Nope, you really need something with a lid to get it cooked thoroughly and to get that crispy crust!
Hi, This sounds so wonderful but mine turned was very doughy. I followed the times with the lid on @500 and off @400. I then kept adding time, but after an additional time in the oven (>45 mins), it was still very doughy. Looking at your pictures, I think I might have a smaller dutch oven since your bread looked quite a bit thinner. Mine is a 5.5 quart. Could this be the problem? If I knew the size of yours, I could ratio the ingredients down to fit my dutch oven. Or maybe you have other suggestions for me. I would love to give it another try. BTW, I love your site. Thanks in advance, Linda
I’m new to the sourdough thing so just to confirm – it’s okay to feed the sourdough starter traditional white flour, yet cook with freshly ground whole wheat? And my other question: What size is your dutch oven? It’s on my “to get” list! ( I’m so excited to try your recipe. The first recipe I pulled from another online source made two very handy door stops – lol – they were like bricks! Probably user error – but I’m hoping this recipe will turn out lighter, especially since it looks so easy!!)

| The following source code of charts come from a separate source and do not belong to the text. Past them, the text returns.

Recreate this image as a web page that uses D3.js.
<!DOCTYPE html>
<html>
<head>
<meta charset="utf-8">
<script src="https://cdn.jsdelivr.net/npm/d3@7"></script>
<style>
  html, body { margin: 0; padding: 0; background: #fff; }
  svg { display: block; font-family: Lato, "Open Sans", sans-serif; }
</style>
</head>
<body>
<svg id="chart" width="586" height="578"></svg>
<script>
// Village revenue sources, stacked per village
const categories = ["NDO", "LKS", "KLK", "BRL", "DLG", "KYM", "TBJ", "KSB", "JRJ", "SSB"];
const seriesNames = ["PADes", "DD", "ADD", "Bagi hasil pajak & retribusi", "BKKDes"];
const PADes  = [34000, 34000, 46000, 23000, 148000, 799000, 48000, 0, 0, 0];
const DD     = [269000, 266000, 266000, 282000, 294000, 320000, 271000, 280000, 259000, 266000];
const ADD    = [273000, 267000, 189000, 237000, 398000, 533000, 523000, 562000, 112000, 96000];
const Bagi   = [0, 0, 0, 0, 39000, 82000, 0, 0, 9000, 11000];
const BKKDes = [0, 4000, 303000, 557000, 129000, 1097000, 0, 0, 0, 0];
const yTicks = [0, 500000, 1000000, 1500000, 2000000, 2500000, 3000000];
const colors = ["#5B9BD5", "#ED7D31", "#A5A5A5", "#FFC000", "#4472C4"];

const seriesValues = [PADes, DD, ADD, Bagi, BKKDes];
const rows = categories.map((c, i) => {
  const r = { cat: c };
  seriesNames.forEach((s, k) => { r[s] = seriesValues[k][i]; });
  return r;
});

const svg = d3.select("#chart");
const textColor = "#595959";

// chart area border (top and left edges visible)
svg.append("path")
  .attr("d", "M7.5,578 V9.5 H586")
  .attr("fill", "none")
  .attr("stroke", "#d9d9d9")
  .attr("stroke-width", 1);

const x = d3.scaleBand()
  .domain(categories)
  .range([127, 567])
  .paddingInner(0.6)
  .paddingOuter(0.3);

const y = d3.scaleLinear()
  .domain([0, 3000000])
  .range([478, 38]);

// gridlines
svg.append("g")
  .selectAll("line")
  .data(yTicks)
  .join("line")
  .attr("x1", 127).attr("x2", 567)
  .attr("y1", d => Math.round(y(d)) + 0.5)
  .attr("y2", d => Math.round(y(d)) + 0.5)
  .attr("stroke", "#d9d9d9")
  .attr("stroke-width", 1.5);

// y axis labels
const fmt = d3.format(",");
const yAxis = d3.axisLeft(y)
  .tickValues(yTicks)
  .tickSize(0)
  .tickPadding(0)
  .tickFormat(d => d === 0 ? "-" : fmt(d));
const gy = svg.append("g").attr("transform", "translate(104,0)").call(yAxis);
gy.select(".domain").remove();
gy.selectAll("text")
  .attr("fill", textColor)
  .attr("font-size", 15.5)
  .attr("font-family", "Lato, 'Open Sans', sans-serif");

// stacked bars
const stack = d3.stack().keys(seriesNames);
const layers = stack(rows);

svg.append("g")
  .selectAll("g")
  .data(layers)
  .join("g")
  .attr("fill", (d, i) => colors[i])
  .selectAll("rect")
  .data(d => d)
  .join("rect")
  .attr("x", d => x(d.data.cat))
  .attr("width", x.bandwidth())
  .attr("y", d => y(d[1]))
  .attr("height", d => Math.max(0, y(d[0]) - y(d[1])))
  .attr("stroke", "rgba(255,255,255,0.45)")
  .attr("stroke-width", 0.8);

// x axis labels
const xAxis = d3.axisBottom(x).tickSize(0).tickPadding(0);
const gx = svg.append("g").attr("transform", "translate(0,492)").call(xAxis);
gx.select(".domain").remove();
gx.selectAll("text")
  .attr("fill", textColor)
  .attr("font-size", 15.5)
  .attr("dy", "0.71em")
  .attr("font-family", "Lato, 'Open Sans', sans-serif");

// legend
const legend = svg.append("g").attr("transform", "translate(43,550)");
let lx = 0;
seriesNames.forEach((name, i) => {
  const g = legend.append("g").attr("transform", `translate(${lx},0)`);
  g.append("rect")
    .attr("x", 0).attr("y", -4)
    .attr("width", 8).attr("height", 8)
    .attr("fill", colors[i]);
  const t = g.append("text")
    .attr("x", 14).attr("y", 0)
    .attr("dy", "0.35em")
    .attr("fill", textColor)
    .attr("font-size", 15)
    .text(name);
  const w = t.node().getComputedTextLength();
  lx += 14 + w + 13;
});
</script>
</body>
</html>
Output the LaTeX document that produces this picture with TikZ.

I cut the recipe in half. Should I reduce the cooking time? (not the pre-heating, but actual baking?)
That’s such an amazing recipe. My first loaf didn’t come out of the dutch oven so I destroyed it. But it was delicious nevertheless. The second loaf was perfect even as I forgot to turn down the heat. And with parchment paper it came out of the oven easily. I used organic einkorn flour only. Thank you so much for your great blog and the great recipes.
Mine came out pretty underdone, so tasty, but almost too soft to cut. Any ideas on how to save this giant load of tasty underdone bread? Next time I will definitely bake in two loaves! I baked it in a large ceramic chicken roaster bc that’s what I have. I may just throw it back in for another 20 min on 500 and see how it goes.
Oh also im going to butter my pot and dust with chickpea flour. Was so difficult to excavate last time!